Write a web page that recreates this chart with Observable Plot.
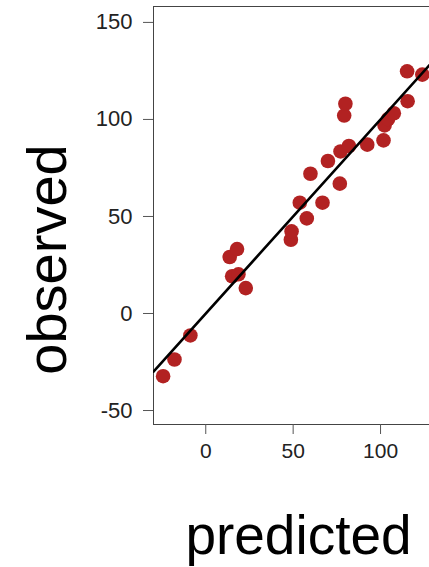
<!DOCTYPE html>
<html>
<head>
<meta charset="utf-8">
<script src="https://cdn.jsdelivr.net/npm/d3@7"></script>
<script src="https://cdn.jsdelivr.net/npm/@observablehq/plot@0.6"></script>
<style>
  html, body { margin: 0; padding: 0; background: #fff; overflow: hidden; width: 429px; height: 567px; }
  #chart { width: 429px; height: 567px; overflow: hidden; }
  #chart svg { display: block; max-width: none !important; width: 451px; height: 567px; }
</style>
</head>
<body>
<div id="chart"></div>
<script>
const predicted = [-24.4, -17.9, -8.8, 13.7, 17.9, 15.1, 18.7, 22.9, 48.7, 49.1, 57.8, 53.8, 66.8, 59.9, 76.7, 69.9, 77.1, 81.9, 92.4, 101.7, 102.3, 104.3, 107.6, 115.5, 79.2, 79.9, 115.2, 123.9];
const observed  = [-32.3, -23.7, -11.3, 29.1, 33.2, 19.2, 20.2, 13.1, 38.0, 42.3, 49.0, 57.1, 57.1, 72.0, 66.9, 78.6, 83.5, 86.3, 87.0, 89.2, 96.9, 100.2, 103.2, 109.4, 102.0, 108.1, 124.8, 123.1];
const xTicks = [0, 50, 100];
const yTicks = [-50, 0, 50, 100, 150];
const xTitle = "predicted";
const yTitle = "observed";
const fitIntercept = 0;
const fitSlope = 1;

const points = predicted.map((p, i) => ({predicted: p, observed: observed[i]}));
const xDomain = [-29.9, 140.6];
const yDomain = [-57.2, 158.2];
const fitLine = xDomain.map(x => ({x, y: fitIntercept + fitSlope * x}));

const font = "'Liberation Sans', Arial, Helvetica, sans-serif";
const fmt = d => String(d);

const chart = Plot.plot({
  width: 451,
  height: 567,
  marginLeft: 153,
  marginRight: 0,
  marginTop: 6,
  marginBottom: 143,
  style: {fontFamily: font, background: "#fff", color: "#222", maxWidth: "none"},
  x: {domain: xDomain, label: null},
  y: {domain: yDomain, label: null},
  marks: [
    Plot.frame({stroke: "#444", strokeWidth: 1}),
    Plot.axisY({ticks: yTicks, tickFormat: fmt, tickSize: 10, tickPadding: 11, fontSize: 22, label: null, stroke: "#555"}),
    Plot.axisX({ticks: xTicks, tickFormat: fmt, tickSize: 10, tickPadding: 9, fontSize: 21, label: null, stroke: "#555"}),
    Plot.dot(points, {x: "predicted", y: "observed", r: 7.3, fill: "#b22222", stroke: "none"}),
    Plot.line(fitLine, {x: "x", y: "y", stroke: "#000", strokeWidth: 2.6, clip: true}),
    Plot.text([yTitle], {frameAnchor: "left", text: d => d, rotate: -90, textAnchor: "middle", lineAnchor: "bottom", dx: -88, dy: 44, fontSize: 56, fill: "#000"}),
    Plot.text([xTitle], {frameAnchor: "bottom", text: d => d, textAnchor: "middle", lineAnchor: "bottom", dx: -4, dy: 129, fontSize: 55, fill: "#000"})
  ]
});
document.getElementById("chart").appendChild(chart);
</script>
</body>
</html>
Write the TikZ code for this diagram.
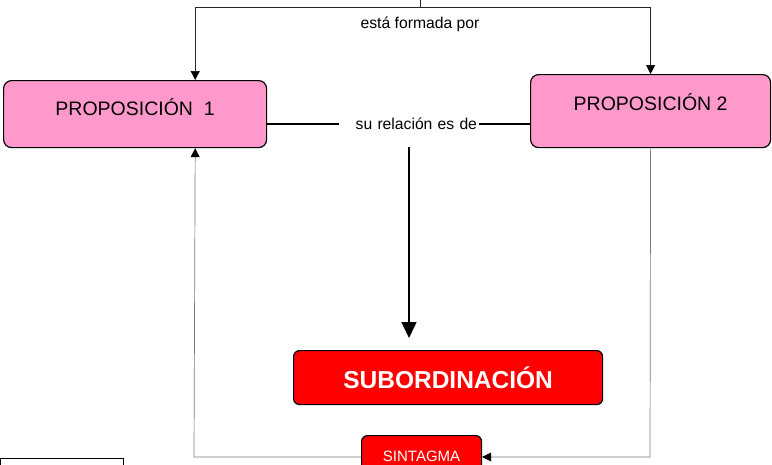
\documentclass[tikz,border=0pt]{standalone}
\usepackage{fontspec}
\setmainfont{Liberation Sans}
\usetikzlibrary{arrows.meta}
\definecolor{rosa}{HTML}{FF99CC}
\definecolor{rojo}{HTML}{FF0000}
\definecolor{gris}{HTML}{7A7A7A}

\begin{document}
\begin{tikzpicture}[
    prop/.style={draw, line width=1.2pt, fill=rosa, rounded corners=8pt,
      anchor=north west, inner sep=0pt, font=\fontsize{19.5}{20}\selectfont},
    rojobox/.style={draw, line width=1.2pt, fill=rojo, text=white,
      rounded corners=6pt, anchor=north west, inner sep=0pt},
    etiq/.style={font=\fontsize{15.7}{16}\selectfont},
    enlace/.style={line width=1.5pt},
    fino/.style={line width=0.7pt, color=gris},
    punta/.style={-{Triangle[length=9pt,width=9pt,black]}}
  ]
    \pgfsetxvec{\pgfpoint{1pt}{0}}
    \pgfsetyvec{\pgfpoint{0}{-1pt}}
    \clip (0,0) rectangle (772,464);

    \node[prop, minimum width=263pt, text height=35pt, text depth=32pt] (p1) at (3,80) {PROPOSICIÓN~~1};
    \node[prop, minimum width=240pt, text height=36pt, text depth=37pt] (p2) at (530,74) {PROPOSICIÓN 2};
    \node[rojobox, minimum width=309pt, minimum height=54pt,
      font=\bfseries\fontsize{24.5}{25}\selectfont] (sub) at (293,350) {SUBORDINACIÓN};
    \node[rojobox, minimum width=120pt, minimum height=41pt,
      font=\fontsize{15}{16}\selectfont] (sint) at (361,435) {SINTAGMA};
    \node[draw, line width=1.3pt, anchor=north west, inner sep=0pt,
      minimum width=123pt, minimum height=40pt] (caja) at (0,458) {};

    \node[etiq] (formada) at (420,24) {está formada por};
    \node[etiq, text width=136pt, align=right, inner xsep=2pt, inner ysep=0pt,
      minimum height=46pt] (rel) at (409,124) {su relación es de};

    % arriba
    \coordinate (arriba) at (420,-2);
    \coordinate (nudo) at (420,7);
    \draw[fino, black!85] (arriba) -- (nudo);
    \draw[fino, black!85, punta] (nudo) -| ([xshift=-72pt]p1.north east);
    \draw[fino, black!85, punta] (nudo) -| (p2.north);

    % relacion
    \draw[enlace] (p1.east |- rel.west) -- (rel.west);
    \draw[enlace] (rel.east) -- (p2.west |- rel.east);
    \draw[enlace, -{Triangle[length=16pt,width=15pt]}] (rel.south) -- ([yshift=12pt]rel.south |- sub.north);

    % abajo
    \coordinate (esq1) at (194,457);
    \coordinate (esq2) at (650,457);
    \draw[fino, punta] (sint.west |- esq1) -- (esq1) -- ([xshift=-72pt]p1.south east);
    \draw[fino, punta] (p2.south) -- (esq2) -- (sint.east |- esq2);
\end{tikzpicture}
\end{document}
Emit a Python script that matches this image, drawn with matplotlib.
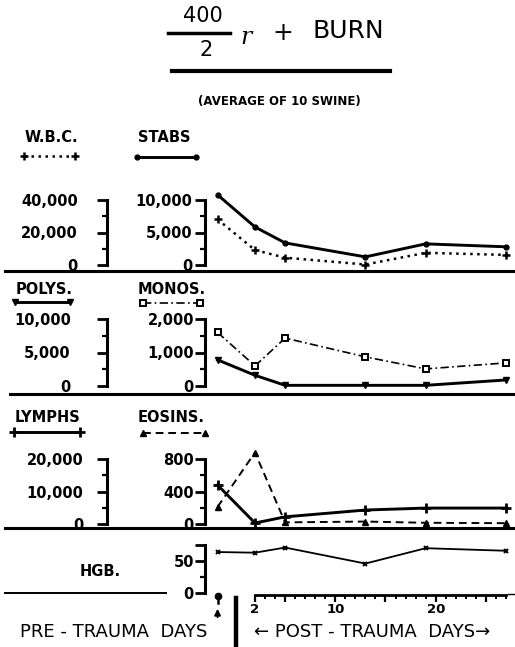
"""Blood counts of swine after 400/2 r + burn, redrawn from the hand-lettered chart."""
import matplotlib
matplotlib.use("Agg")
import matplotlib.pyplot as plt
from matplotlib import transforms
from matplotlib.lines import Line2D
from matplotlib.ticker import FixedLocator, FixedFormatter, FuncFormatter

# ---- data (first value is the pre-trauma average) ----
days = [2, 5, 13, 19, 27]
pre_day = -1.73          # where the pre-trauma values sit on the day scale

wbc = [28100, 9200, 4500, 300, 7500, 6200]
stabs = [10800, 5850, 3400, 1250, 3250, 2800]
polys = [3900, 1600, 100, 100, 100, 900]
monos = [1600, 600, 1430, 870, 510, 690]
lymphs = [12000, 300, 2200, 4300, 4900, 4900]
eosins = [210, 880, 20, 30, 15, 10]
hgb = [64, 63, 71, 46, 70, 66]

day_ticks = [2, 5, 10, 15, 20, 25]
day_labels = ["2", "", "10", "", "20", ""]

plt.rcParams["font.family"] = "DejaVu Sans"
plt.rcParams["font.weight"] = "bold"

W, H = 515, 647
fig = plt.figure(figsize=(W / 100, H / 100), dpi=100)
xs = [pre_day] + days


def fx(px):
    return px / W


def fy(py):
    return 1 - py / H


X_LEFT, X_RIGHT = 205, 515
XLIM = (-2.98, 27.9)
TWIN_POS = (107 - X_LEFT) / (X_RIGHT - X_LEFT)


def scale(ax, ymax, pad, major=None, labels=None):
    """Bracket-like y scale: thick spine, ticks pointing out at ends."""
    ax.set_ylim(0, ymax)
    ax.spines["left"].set_bounds(0, ymax)
    ax.spines["left"].set_linewidth(2.2)
    for s in ["top", "right", "bottom"]:
        ax.spines[s].set_visible(False)
    if major is None:
        major = [0, ymax / 2, ymax]
    ax.yaxis.set_major_locator(FixedLocator(major))
    if labels is None:
        ax.yaxis.set_major_formatter(FuncFormatter(lambda v, p: f"{int(v):,}"))
    else:
        ax.yaxis.set_major_formatter(FixedFormatter(labels))
    ax.yaxis.set_minor_locator(FixedLocator([ymax / 4, 3 * ymax / 4]))
    ax.tick_params(axis="y", which="major", direction="out", length=7,
                   width=2, labelsize=10.5, pad=pad)
    ax.tick_params(axis="y", which="minor", direction="out", length=3.5,
                   width=1.6)
    ax.set_xticks([])


def panel(top, bottom, ymax, pad, **kw):
    ax = fig.add_axes([fx(X_LEFT), fy(bottom), fx(X_RIGHT - X_LEFT),
                       (bottom - top) / H])
    ax.set_xlim(*XLIM)
    ax.patch.set_visible(False)
    scale(ax, ymax, pad, **kw)
    return ax


def twin(ax, ymax, pad):
    tw = ax.twinx()
    tw.patch.set_visible(False)
    tw.spines["left"].set_position(("axes", TWIN_POS))
    tw.spines["left"].set_visible(True)
    tw.yaxis.set_ticks_position("left")
    scale(tw, ymax, pad)
    return tw


def rule(x0, x1, y, lw=2.2):
    fig.add_artist(Line2D([fx(x0), fx(x1)], [fy(y), fy(y)], color="k",
                          lw=lw, transform=fig.transFigure))


def key(x0, x1, y, **kw):
    fig.add_artist(Line2D([fx(x0), fx(x1)], [fy(y), fy(y)], color="k",
                          transform=fig.transFigure, clip_on=False, **kw))


def label(x, y, s, size=10.5, **kw):
    fig.text(fx(x), fy(y), s, ha="center", va="center", fontsize=size, **kw)


wbc_style = dict(ls=(0, (1, 1.8)), lw=1.8, marker="+", ms=6, mew=1.8)
stabs_style = dict(ls="-", lw=2.1, marker="o", ms=3.5)
polys_style = dict(ls="-", lw=2.1, marker="v", ms=5)
monos_style = dict(ls=(0, (5, 2, 1, 2)), lw=1.2, marker="s", ms=4,
                   mfc="white", mew=1.4)
lymphs_style = dict(ls="-", lw=2.1, marker="+", ms=6.5, mew=2)
eosins_style = dict(ls=(0, (4, 2.5)), lw=1.4, marker="^", ms=4.5)
hgb_style = dict(ls="-", lw=1.3, marker="x", ms=3.5, mew=1.4)

# ---- panel 1: W.B.C. / STABS ----
ax1 = panel(200, 265, 10000, pad=2)
tw1 = twin(ax1, 40000, pad=14)
tw1.plot(xs, wbc, color="k", clip_on=False, **wbc_style)
ax1.plot(xs, stabs, color="k", clip_on=False, **stabs_style)
label(51, 137, "W.B.C.")
label(164, 137, "STABS")
key(24, 75, 156, **wbc_style)
key(137, 196, 157, **stabs_style)

# ---- panel 2: POLYS. / MONOS. ----
ax2 = panel(319, 386, 2000, pad=1)
tw2 = twin(ax2, 10000, pad=19)
tw2.plot(xs, polys, color="k", clip_on=False, **polys_style)
ax2.plot(xs, monos, color="k", clip_on=False, **monos_style)
label(44, 290, "POLYS.")
label(172, 290, "MONOS.")
key(15, 70, 302, **polys_style)
key(143, 200, 303, **monos_style)

# ---- panel 3: LYMPHS / EOSINS. ----
ax3 = panel(459, 524, 800, pad=1)
tw3 = twin(ax3, 20000, pad=10)
tw3.plot(xs, lymphs, color="k", clip_on=False, **lymphs_style)
ax3.plot(xs, eosins, color="k", clip_on=False, **eosins_style)
label(47, 417, "LYMPHS")
label(171, 418, "EOSINS.")
key(14, 80, 432, **lymphs_style)
key(143, 205, 433, **eosins_style)

# ---- panel 4: HGB. ----
ax4 = panel(545, 593, 75, pad=1, major=[0, 50, 75], labels=["0", "50", ""])
ax4.yaxis.set_minor_locator(FixedLocator([25]))
ax4.plot(xs, hgb, color="k", clip_on=False, **hgb_style)
label(100, 572, "HGB.")
rule(5, 166, 593, lw=1.4)

# ---- separators between panels ----
rule(5, 515, 271)
rule(10, 515, 393.5)
rule(5, 515, 527.5)

# ---- day axis ----
axd = fig.add_axes([fx(X_LEFT), fy(595), fx(X_RIGHT - X_LEFT), 4 / H])
axd.set_xlim(*XLIM)
axd.patch.set_visible(False)
for s in ["top", "right", "left"]:
    axd.spines[s].set_visible(False)
axd.spines["bottom"].set_linewidth(2)
axd.spines["bottom"].set_bounds(days[0], days[-1])
axd.set_yticks([])
axd.xaxis.set_major_locator(FixedLocator(day_ticks))
axd.xaxis.set_major_formatter(FixedFormatter(day_labels))
axd.xaxis.set_minor_locator(FixedLocator(range(days[0] + 1, days[-1] + 1)))
axd.tick_params(axis="x", which="major", direction="out", length=5,
                width=1.6, labelsize=9.5, pad=1)
axd.tick_params(axis="x", which="minor", direction="out", length=3,
                width=1.4)
rule(508, 514, 594, lw=1)

# pre-trauma pointer and the break bar between pre and post trauma
blend = transforms.blended_transform_factory(axd.transData, fig.transFigure)
fig.add_artist(Line2D([pre_day, pre_day], [fy(596), fy(603)], color="k",
                      lw=1.8, transform=blend))
fig.add_artist(Line2D([pre_day], [fy(596)], color="k", marker="o", ms=4.5,
                      transform=blend))
axd.annotate("", xy=(pre_day, fy(606)), xytext=(pre_day, fy(620)),
             xycoords=blend, textcoords=blend,
             arrowprops=dict(arrowstyle="-|>", lw=1.3, color="k",
                             mutation_scale=9))
fig.add_artist(Line2D([0.1, 0.1], [fy(598), 0], color="k", lw=3.2,
                      transform=blend))

label(114, 632, "PRE - TRAUMA  DAYS", size=13, fontweight="normal")
label(372, 632, "\u2190 POST - TRAUMA  DAYS\u2192", size=13,
      fontweight="normal")

# ---- title block ----
label(203, 16, "400", size=15, fontweight="normal")
rule(168, 230, 33, lw=2.5)
label(206, 50, "2", size=15, fontweight="normal")
label(246, 38, "r", size=17, fontweight="normal", family="DejaVu Serif",
      style="italic")
label(283, 33, "+", size=18, fontweight="normal")
label(348, 31, "BURN", size=18, fontweight="normal")
rule(172, 390, 70.5, lw=3)
label(279, 102, "(AVERAGE OF 10 SWINE)", size=8.5)

fig.savefig("out.png", dpi=100, facecolor="white")
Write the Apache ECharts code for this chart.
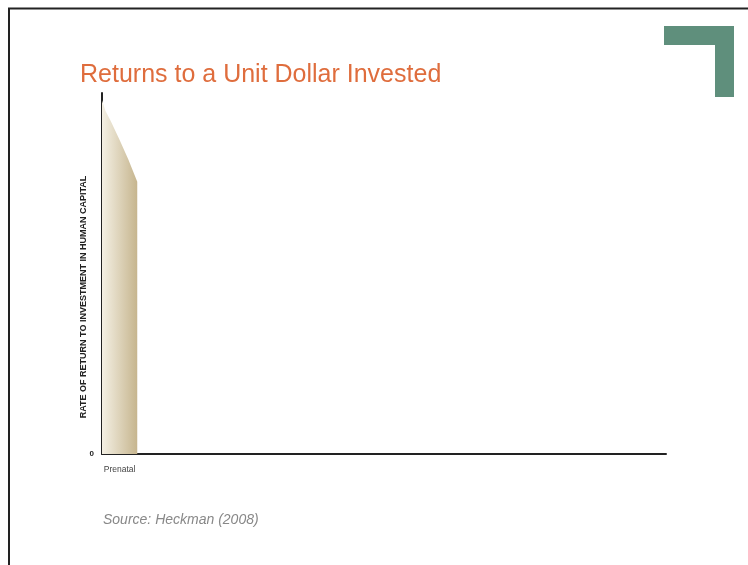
<!DOCTYPE html>
<html>
<head>
<meta charset="utf-8">
<script src="https://cdn.jsdelivr.net/npm/echarts@6/dist/echarts.min.js"></script>
<style>
  html, body { margin: 0; padding: 0; background: #fff; }
  #chart { width: 748px; height: 565px; }
</style>
</head>
<body>
<div id="chart"></div>
<script>
// age stages (only the first one is shown on this slide)
const stageLabels = ['Prenatal']
const stageCenters = [0.5]

// rate of return curve over the prenatal stage
const ageSteps = [0, 0.1, 0.25, 0.5, 0.75, 1]
const returnRates = [9.8, 9.5, 9.22, 8.7, 8.15, 7.54]

const yTicks = [0]

const myChart = echarts.init(document.getElementById('chart'))

const option = {
  backgroundColor: '#fff',
  animation: false,
  title: {
    text: 'Returns to a Unit Dollar Invested',
    left: 75,
    top: 58,
    textStyle: {
      color: '#df6d3d',
      fontFamily: 'Liberation Sans, Arial, sans-serif',
      fontSize: 25,
      fontWeight: 'normal'
    }
  },
  grid: { left: 102, right: 82, top: 93, bottom: 111 },
  xAxis: {
    type: 'value',
    min: 0,
    max: 16,
    axisLine: { lineStyle: { color: '#222', width: 2 } },
    axisTick: { show: false },
    splitLine: { show: false },
    axisLabel: {
      customValues: stageCenters,
      formatter: (v) => stageLabels[stageCenters.indexOf(v)] || '',
      color: '#444',
      fontSize: 8.5,
      fontFamily: 'Liberation Sans, Arial, sans-serif',
      margin: 11
    }
  },
  yAxis: {
    type: 'value',
    min: 0,
    max: 10,
    axisLine: { show: true, lineStyle: { color: '#222', width: 2 } },
    axisTick: { show: false },
    splitLine: { show: false },
    axisLabel: {
      customValues: yTicks,
      color: '#222',
      fontSize: 8,
      fontWeight: 'bold',
      margin: 8
    }
  },
  series: [
    {
      type: 'line',
      smooth: false,
      symbol: 'none',
      data: ageSteps.map((x, i) => [x, returnRates[i]]),
      lineStyle: { width: 0 },
      areaStyle: {
        opacity: 1,
        color: new echarts.graphic.LinearGradient(0, 0, 1, 0, [
          { offset: 0, color: '#f4f0e4' },
          { offset: 1, color: '#c6b58e' }
        ])
      }
    }
  ],
  graphic: [
    // slide frame
    { type: 'line', shape: { x1: 8, y1: 8.5, x2: 748, y2: 8.5 }, style: { stroke: '#222', lineWidth: 2 } },
    { type: 'line', shape: { x1: 9, y1: 8, x2: 9, y2: 565 }, style: { stroke: '#222', lineWidth: 2 } },
    // green corner mark
    {
      type: 'polygon',
      shape: { points: [[664, 26], [734, 26], [734, 97], [715, 97], [715, 45], [664, 45]] },
      style: { fill: '#5f8f7c' }
    },
    // y axis title
    {
      type: 'text',
      x: 83.5,
      y: 297,
      rotation: Math.PI / 2,
      style: {
        text: 'RATE OF RETURN TO INVESTMENT IN HUMAN CAPITAL',
        fill: '#222',
        font: 'bold 9px Liberation Sans, Arial, sans-serif',
        align: 'center',
        verticalAlign: 'middle'
      }
    },
    {
      type: 'text',
      x: 103,
      y: 520,
      style: {
        text: 'Source: Heckman (2008)',
        fill: '#888',
        font: 'italic 14px Liberation Sans, Arial, sans-serif',
        verticalAlign: 'middle'
      }
    }
  ]
}

myChart.setOption(option)
window.addEventListener('resize', () => myChart.resize())
</script>
</body>
</html>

▸ SHORT TASK: Which lines in the listing above hold the word "with"? Show each of them.

▸ SOLVED PROBLEM:
Write a web page that recreates this chart with Observable Plot.
Emit a Python script that matches this image, drawn with matplotlib.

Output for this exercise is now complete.